What issues come up time and time again?

One of the biggest challenges historically has been raising intermediary awareness about the outcome a second charge mortgage can deliver in the right circumstances. Typically, in a room of 100 intermediaries, fewer than 20 look at seconds as an alternative finance option, on a regular basis. Yet a dozen or so probably use a second charge mortgage for one in 10 of their clients. The Mortgage Credit Directive (MCD) should help, but I have a full diary of events right through 2016 to keep spreading the word.

What do you wish brokers understood about your job?

If I had an unlimited supply of pixie dust, then my wish would be that every single intermediary would ask us for a second charge quote before they arrange a remortgage, in order to see which works best for their client. We’ve achieved some amazing outcomes for people who want to retain lifetime tracker mortgage products or interest-only terms. I just wish that every intermediary understood that seconds rates have tumbled in the last few years.

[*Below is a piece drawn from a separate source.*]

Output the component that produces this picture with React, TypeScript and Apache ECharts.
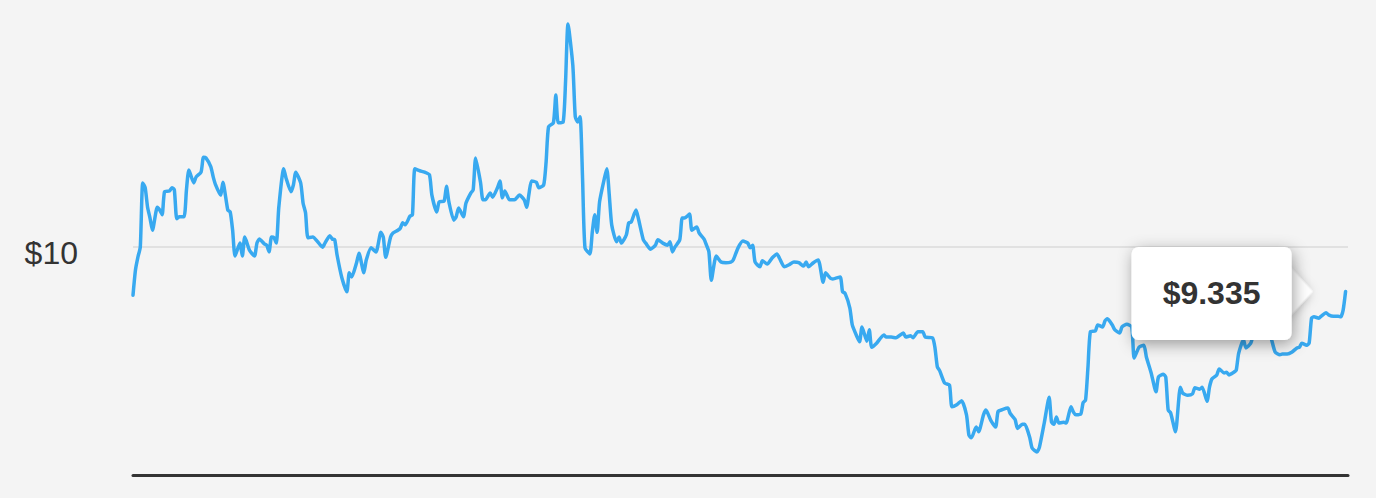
import React, { useEffect, useRef } from "react";
import * as echarts from "echarts";

// Trading session index (x) and closing price in dollars (y)
const sessions = [
  0, 1, 2, 3, 4, 5, 6, 7, 8, 10, 11, 12, 13, 15, 16, 17, 18, 19, 21, 22, 23, 25, 26, 28, 29, 30, 32, 33, 34, 36, 37, 39, 40, 41, 42, 44, 45, 46, 48, 50,
  51, 52, 54, 55, 56, 57, 58, 59, 60, 62, 63, 65, 66, 67, 69, 70, 71, 72, 74, 76, 78, 79, 81, 82, 83, 84, 86, 88, 89, 90, 92, 93, 95, 96, 98, 100,
  102, 103, 104, 106, 107, 109, 110, 111, 112, 114, 115, 116, 118, 120, 122, 123, 125, 126, 128, 129, 130, 132, 133, 134, 136, 137, 139, 140, 141,
  143, 144, 145, 147, 148, 150, 151, 152, 153, 155, 157, 159, 161, 162, 163, 164, 166, 167, 169, 170, 171, 173, 174, 175, 177, 178, 179, 181, 182,
  183, 184, 185, 186, 188, 189, 190, 191, 192, 194, 195, 196, 197, 199, 200, 201, 203, 204, 205, 207, 208, 210, 211, 213, 215, 216, 218, 220, 221,
  222, 223, 225, 226, 227, 229, 230, 232, 233, 235, 236, 237, 238, 240, 242, 244, 246, 247, 249, 251, 253, 254, 255, 256, 258, 259, 261, 263, 265,
  266, 268, 270, 272, 274, 276, 277, 278, 280, 282, 284, 285, 287, 288, 291, 292, 293, 295, 296, 298, 299, 300, 302, 303, 304, 306, 309, 310, 312,
  314, 317, 318, 320, 321, 323, 325, 326, 329, 330, 331, 332, 334, 336, 337, 339, 341, 343, 344, 345, 347, 348, 350, 351, 353, 355, 356, 358, 360,
  361, 363, 364, 366, 367, 369, 370, 372, 373, 375, 377, 378, 379, 380, 381, 383, 384, 386, 387, 388, 390, 391, 392, 393, 394, 396, 397, 399, 400,
  401, 403, 404, 406, 407, 409, 411, 412, 414, 416, 417, 419, 421, 422, 424, 425, 426, 427, 429, 431, 432, 434, 436, 437, 439, 440, 442, 443, 444,
  446, 447, 449, 450, 451, 453, 454, 455, 457, 458, 460, 461, 463, 465, 466, 468, 470, 472, 473, 475, 477, 479, 480, 481, 483, 484, 485, 486, 488,
  489, 491, 492, 494, 496, 497, 498, 499,
];

const prices = [
  9.28, 9.65, 9.84, 9.99, 10.94, 10.87, 10.58, 10.42, 10.24, 10.58, 10.54, 10.47, 10.81, 10.82, 10.87, 10.84, 10.41, 10.44, 10.44, 10.84, 11.13,
  10.94, 11.03, 11.1, 11.32, 11.31, 11.18, 11.03, 10.91, 10.76, 10.95, 10.54, 10.51, 10.24, 9.86, 10.05, 9.86, 10.14, 9.94, 9.86,
  10.05, 10.11, 10.04, 10.02, 9.92, 10.14, 10.13, 10.05, 10.58, 11.15, 11.01, 10.81, 10.91, 11.1, 10.94, 10.64, 10.5, 10.13, 10.14, 10.07, 9.99,
  10.05, 10.16, 10.11, 10.1, 9.87, 9.53, 9.33, 9.61, 9.55, 9.76, 9.9, 9.61, 9.8, 9.98, 9.92,
  10.21, 10.14, 9.84, 10.14, 10.2, 10.24, 10.27, 10.35, 10.32, 10.45, 10.47, 11.15, 11.12, 11.1, 11.06, 10.76, 10.51, 10.66, 10.67, 10.89, 10.66,
  10.39, 10.44, 10.57, 10.44, 10.64, 10.79, 10.84, 11.31,
  10.95, 10.69, 10.69, 10.79, 10.73, 10.87, 10.97, 10.72, 10.82, 10.69, 10.69, 10.76, 10.69, 10.58, 10.79, 10.97, 10.95, 10.87, 10.91, 11.25,
  11.77, 11.83, 12.24, 11.83, 11.84, 12.43, 13.29, 12.68, 11.92,
  11.84, 11.92, 11.01, 9.98, 9.89, 10.21, 10.47, 10.21, 10.66, 11.01, 11.15, 10.76, 10.32, 10.07, 10.14, 10.05, 10.17, 10.35, 10.36, 10.54, 10.41,
  10.1, 10.05, 9.96, 10.02, 10.1, 10.05, 10.02, 10.07,
  9.92, 9.99, 10.1, 10.42, 10.42, 10.48, 10.24, 10.29, 10.2, 10.11, 10.02, 9.92, 9.5, 9.86, 9.77, 9.76, 9.77, 9.8, 9.98, 10.08, 10.05, 9.98, 10.02,
  9.77, 9.7, 9.79, 9.74, 9.83, 9.89,
  9.83, 9.7, 9.73, 9.77, 9.76, 9.71, 9.77, 9.7, 9.76, 9.8, 9.47, 9.61, 9.53, 9.52, 9.55, 9.33, 9.31, 9.09, 8.84, 8.66, 8.59, 8.81, 8.6, 8.77, 8.51,
  8.57, 8.69, 8.66, 8.66,
  8.65, 8.72, 8.66, 8.68, 8.65, 8.74, 8.74, 8.66, 8.65, 8.51, 8.22, 8.16, 7.98, 7.95, 7.63, 7.66, 7.72, 7.51, 7.21, 7.17, 7.33, 7.26, 7.51, 7.58,
  7.43, 7.33, 7.56, 7.59, 7.61,
  7.53, 7.44, 7.31, 7.37, 7.37, 7.18, 7.02, 6.96, 7.03, 7.39, 7.77, 7.4, 7.37, 7.48, 7.39, 7.4, 7.39, 7.63, 7.55, 7.51, 7.52, 7.69, 7.73, 8.22,
  8.74, 8.75, 8.84, 8.81, 8.9,
  8.93, 8.84, 8.77, 8.72, 8.81, 8.85, 8.81, 8.35, 8.51, 8.54, 8.37, 8.13, 7.85, 8.07, 8.11, 8.07, 7.58, 7.54, 7.26, 7.92, 7.83, 7.8, 7.82, 7.91,
  7.89, 7.92, 7.71, 7.92, 8.04,
  8.1, 8.19, 8.13, 8.14, 8.1, 8.14, 8.17, 8.42, 8.62, 8.5, 8.57, 8.69, 8.77, 8.74, 8.8, 8.69, 8.44, 8.4, 8.41, 8.41, 8.44, 8.5, 8.51, 8.57, 8.54,
  8.57, 8.94, 8.96, 8.94,
  8.97, 9.02, 8.99, 8.97, 8.97, 8.96, 9.06, 9.335,
];

const referencePrice = 10;
const priceRange = [6.65, 13.35];
const sessionRange = [0, 500];

const LINE_COLOR = "#38a9f0";
const TEXT_COLOR = "#333333";
const FONT = "'Liberation Sans', Arial, Helvetica, sans-serif";

export default function App() {
  const ref = useRef<HTMLDivElement>(null);

  useEffect(() => {
    if (!ref.current) return;
    const chart = echarts.init(ref.current, null, { renderer: "svg" });
    const data = sessions.map((s, i) => [s, prices[i]]);
    const last = data[data.length - 1];

    chart.setOption({
      animation: false,
      backgroundColor: "#f4f4f4",
      grid: { left: 133, right: 28, top: 20, bottom: 25, containLabel: false },
      xAxis: {
        type: "value",
        min: sessionRange[0],
        max: sessionRange[1],
        offset: 2,
        axisLine: { show: true, onZero: false, lineStyle: { color: "#333333", width: 3 } },
        axisTick: { show: false },
        axisLabel: { show: false },
        splitLine: { show: false },
      },
      yAxis: {
        type: "value",
        min: priceRange[0],
        max: priceRange[1],
        axisLine: { show: false },
        axisTick: { show: false },
        axisLabel: { show: false },
        splitLine: { show: false },
      },
      series: [
        {
          type: "line",
          data,
          z: 2,
          symbol: "none",
          showSymbol: false,
          smooth: 0.2,
          lineStyle: { color: LINE_COLOR, width: 3.5, join: "round", cap: "round" },
          markLine: {
            silent: true,
            z: 1,
            symbol: ["none", "none"],
            lineStyle: { color: "#e1e1e1", width: 2, type: "solid" },
            label: {
              show: true,
              position: "start",
              distance: 55,
              formatter: "$" + referencePrice,
              fontSize: 32,
              color: TEXT_COLOR,
              fontFamily: FONT,
              verticalAlign: "top",
              lineHeight: 13,
            },
            emphasis: { disabled: true },
            data: [{ yAxis: referencePrice }],
          },
          markPoint: {
            silent: true,
            z: 10,
            data: [
              {
                coord: last,
                symbol: "triangle",
                symbolSize: [48, 22],
                symbolRotate: -90,
                symbolOffset: [-44, 0],
                itemStyle: {
                  color: "#ffffff",
                  shadowBlur: 12,
                  shadowColor: "rgba(0,0,0,0.35)",
                  shadowOffsetX: 2,
                  shadowOffsetY: 3,
                },
                label: { show: false },
              },
              {
                coord: last,
                symbol: "circle",
                symbolSize: 1,
                itemStyle: { color: "rgba(0,0,0,0)" },
                label: {
                  show: true,
                  position: "inside",
                  offset: [-134, 2],
                  formatter: "$" + (last[1] as number).toFixed(3),
                  fontSize: 32,
                  fontWeight: "bold",
                  fontFamily: FONT,
                  color: TEXT_COLOR,
                  width: 160,
                  align: "center",
                  lineHeight: 33,
                  padding: [32, 0, 28, 0],
                  backgroundColor: "#ffffff",
                  borderRadius: 7,
                  shadowBlur: 16,
                  shadowColor: "rgba(0,0,0,0.38)",
                  shadowOffsetX: 2,
                  shadowOffsetY: 4,
                },
              },
            ],
          },
        },
      ],
    });

    return () => chart.dispose();
  }, []);

  return (
    <div style={{ position: "fixed", left: 0, top: 0, width: 1376, height: 498, background: "#f4f4f4" }}>
      <div ref={ref} style={{ width: 1376, height: 498 }} />
    </div>
  );
}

What do you think is the most important attribute in a good BDM?

I am naturally a very motivated, enthusiastic and energetic person, which certainly helps. Perhaps the most important attribute of all however, is humility. The company doesn’t pay my salary, intermediaries do. In simple terms I create a virtuous circle. If I deliver outstanding service to their clients it will reflect well on the intermediary, and they will give us more business. But I know I can’t get it wrong – not even once. With a direct customer, if you get it wrong you lose a sale. With an intermediary, if you get it wrong you lose the relationship and potentially their future business.

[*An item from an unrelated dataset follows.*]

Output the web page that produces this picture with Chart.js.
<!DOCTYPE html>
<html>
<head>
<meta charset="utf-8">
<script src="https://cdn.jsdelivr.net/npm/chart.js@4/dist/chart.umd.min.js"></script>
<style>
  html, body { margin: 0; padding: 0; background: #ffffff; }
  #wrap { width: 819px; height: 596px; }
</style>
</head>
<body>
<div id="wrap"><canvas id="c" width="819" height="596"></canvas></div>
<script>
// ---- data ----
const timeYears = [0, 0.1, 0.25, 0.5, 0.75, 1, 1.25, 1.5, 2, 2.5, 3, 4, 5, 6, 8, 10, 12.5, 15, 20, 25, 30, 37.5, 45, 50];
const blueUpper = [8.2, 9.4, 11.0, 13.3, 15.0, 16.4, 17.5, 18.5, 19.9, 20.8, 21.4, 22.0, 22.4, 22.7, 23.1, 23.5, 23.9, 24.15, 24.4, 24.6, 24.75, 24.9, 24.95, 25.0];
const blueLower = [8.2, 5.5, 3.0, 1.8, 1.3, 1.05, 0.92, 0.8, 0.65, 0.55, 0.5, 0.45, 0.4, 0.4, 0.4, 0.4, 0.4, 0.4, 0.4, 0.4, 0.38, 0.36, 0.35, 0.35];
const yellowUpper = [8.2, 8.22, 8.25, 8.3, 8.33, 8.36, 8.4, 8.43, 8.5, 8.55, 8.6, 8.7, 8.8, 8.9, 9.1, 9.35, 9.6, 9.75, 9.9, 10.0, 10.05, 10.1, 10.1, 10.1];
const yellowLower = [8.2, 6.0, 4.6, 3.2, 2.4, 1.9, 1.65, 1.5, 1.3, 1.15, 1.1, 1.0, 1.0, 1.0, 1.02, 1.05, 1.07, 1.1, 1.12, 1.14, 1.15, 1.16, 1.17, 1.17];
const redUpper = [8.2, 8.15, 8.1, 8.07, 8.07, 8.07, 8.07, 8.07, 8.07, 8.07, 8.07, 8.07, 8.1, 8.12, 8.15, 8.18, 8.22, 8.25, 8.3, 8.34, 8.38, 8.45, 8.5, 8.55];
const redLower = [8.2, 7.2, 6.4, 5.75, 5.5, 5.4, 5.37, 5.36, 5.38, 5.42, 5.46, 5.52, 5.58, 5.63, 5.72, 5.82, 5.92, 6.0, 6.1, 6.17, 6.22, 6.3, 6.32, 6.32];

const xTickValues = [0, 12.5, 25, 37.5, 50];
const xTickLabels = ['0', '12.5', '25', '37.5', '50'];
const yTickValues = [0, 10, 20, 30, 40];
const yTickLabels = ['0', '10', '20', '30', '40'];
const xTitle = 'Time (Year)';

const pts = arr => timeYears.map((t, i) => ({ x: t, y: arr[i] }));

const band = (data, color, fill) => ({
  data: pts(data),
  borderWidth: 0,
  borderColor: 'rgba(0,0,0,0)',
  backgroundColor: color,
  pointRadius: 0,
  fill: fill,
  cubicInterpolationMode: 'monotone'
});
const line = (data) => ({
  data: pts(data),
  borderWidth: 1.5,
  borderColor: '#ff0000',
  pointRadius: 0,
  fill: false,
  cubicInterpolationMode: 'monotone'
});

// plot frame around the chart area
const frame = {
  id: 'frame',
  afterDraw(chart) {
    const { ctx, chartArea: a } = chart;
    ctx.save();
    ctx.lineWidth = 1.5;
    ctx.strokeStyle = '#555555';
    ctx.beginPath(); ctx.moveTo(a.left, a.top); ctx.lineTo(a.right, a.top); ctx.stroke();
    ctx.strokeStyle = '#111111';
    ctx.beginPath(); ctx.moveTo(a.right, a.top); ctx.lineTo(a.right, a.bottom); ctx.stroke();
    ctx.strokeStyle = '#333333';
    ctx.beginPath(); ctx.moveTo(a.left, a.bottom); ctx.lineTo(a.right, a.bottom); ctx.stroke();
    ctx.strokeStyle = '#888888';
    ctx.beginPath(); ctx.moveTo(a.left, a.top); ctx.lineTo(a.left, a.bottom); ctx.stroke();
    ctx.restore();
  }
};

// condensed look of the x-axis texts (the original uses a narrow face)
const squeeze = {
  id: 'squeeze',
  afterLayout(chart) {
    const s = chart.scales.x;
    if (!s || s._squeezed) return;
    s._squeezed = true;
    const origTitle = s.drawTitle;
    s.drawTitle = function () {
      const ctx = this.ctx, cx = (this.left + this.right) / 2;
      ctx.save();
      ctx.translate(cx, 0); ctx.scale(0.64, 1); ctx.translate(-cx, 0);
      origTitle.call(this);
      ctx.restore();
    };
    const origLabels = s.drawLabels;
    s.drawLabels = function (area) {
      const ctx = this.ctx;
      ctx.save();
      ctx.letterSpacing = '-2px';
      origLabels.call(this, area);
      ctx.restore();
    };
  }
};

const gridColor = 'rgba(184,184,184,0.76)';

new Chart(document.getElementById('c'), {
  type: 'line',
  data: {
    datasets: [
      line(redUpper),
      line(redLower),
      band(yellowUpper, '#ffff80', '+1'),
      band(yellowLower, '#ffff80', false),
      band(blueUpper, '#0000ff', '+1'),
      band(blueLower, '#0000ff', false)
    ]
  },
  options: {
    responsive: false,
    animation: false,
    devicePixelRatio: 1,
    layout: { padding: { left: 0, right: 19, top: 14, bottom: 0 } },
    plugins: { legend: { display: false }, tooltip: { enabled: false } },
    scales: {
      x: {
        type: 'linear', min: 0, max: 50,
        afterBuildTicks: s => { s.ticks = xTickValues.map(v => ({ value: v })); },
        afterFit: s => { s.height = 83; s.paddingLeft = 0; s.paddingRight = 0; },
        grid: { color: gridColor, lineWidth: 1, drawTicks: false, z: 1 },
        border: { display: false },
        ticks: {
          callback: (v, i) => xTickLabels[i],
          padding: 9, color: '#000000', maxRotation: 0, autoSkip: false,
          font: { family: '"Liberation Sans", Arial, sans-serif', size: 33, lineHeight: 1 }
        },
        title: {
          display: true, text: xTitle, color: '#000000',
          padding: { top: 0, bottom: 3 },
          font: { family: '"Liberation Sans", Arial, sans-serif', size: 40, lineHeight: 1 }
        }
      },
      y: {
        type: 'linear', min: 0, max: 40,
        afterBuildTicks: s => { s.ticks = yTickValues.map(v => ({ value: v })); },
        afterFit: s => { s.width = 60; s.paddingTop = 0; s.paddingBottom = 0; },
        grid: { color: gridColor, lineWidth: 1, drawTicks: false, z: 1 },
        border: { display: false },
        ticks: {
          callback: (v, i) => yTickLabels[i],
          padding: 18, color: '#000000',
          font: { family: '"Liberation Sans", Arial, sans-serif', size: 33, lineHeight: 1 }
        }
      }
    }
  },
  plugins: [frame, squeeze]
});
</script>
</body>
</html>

When you’re unavailable to contact via telephone, what’s the second-best way for brokers to get in touch?

We are always available by phone. I have great people working for me in my team, and we have 65 amazing people in our business.

If you were head of the FCA for the day, what would you change about regulation in the mortgage industry?

That’s an easy one. I would make it compulsory for intermediaries to obtain a second charge mortgage quote before recommending a remortgage. It’s great that the MCD is raising awareness of seconds but there is still a real risk that some clients may not buy the product which best meets their needs, if their intermediary has opted out of advising on seconds.

What was your motivation for choosing business development as a career?

To be honest, financial services chose me. I started with The Loans Engine nearly 12 years ago but our business has been trading for 28 years and I learn something new every day. I have run teams on the ‘consumer’ side of our business and had some great times but I love to keep learning, so when I was appointed intermediary operations manager it gave me the chance to open up access of seconds to more customers than ever. The intermediary market is in a different league. When you think they arrange half of all UK mortgages, the need for seconds (among their clients) is enormous.

How do you establish and maintain a good relationship with brokers?

I talk to as many of them as I can each day. Communication is everything. I am also very lucky to have an amazing team who are great on the phone. They will always find the right deal for the customer and keep the intermediary up to date at every stage of the process.

And how do you establish and maintain good relationships internally?

When I was coming up through the ranks, for me a ‘well done’ from the boss or a ‘thank you’ letter from a customer was worth a great deal. And I haven’t forgotten this. I love my job and I like to think I’ve created an environment where my team loves working here too.

What’s the strangest question you’ve ever been asked?

A broker rang me the other day and asked: “If you cross a monkey with a kangaroo, do you get a kanga-monkey or a monkey-roo?” Some of the brokers have a great sense of humour and we always have a laugh, but at least there’s never a dull day.

And finally, what did you want to be growing up?

Growing up I wanted to be a doctor but I soon came to realise that I would come into contact with questionable body parts, blood and other nasty things. I guess you can say that it wasn’t a terribly well thought out plan – but I love my job, so I’m very happy with how things worked out.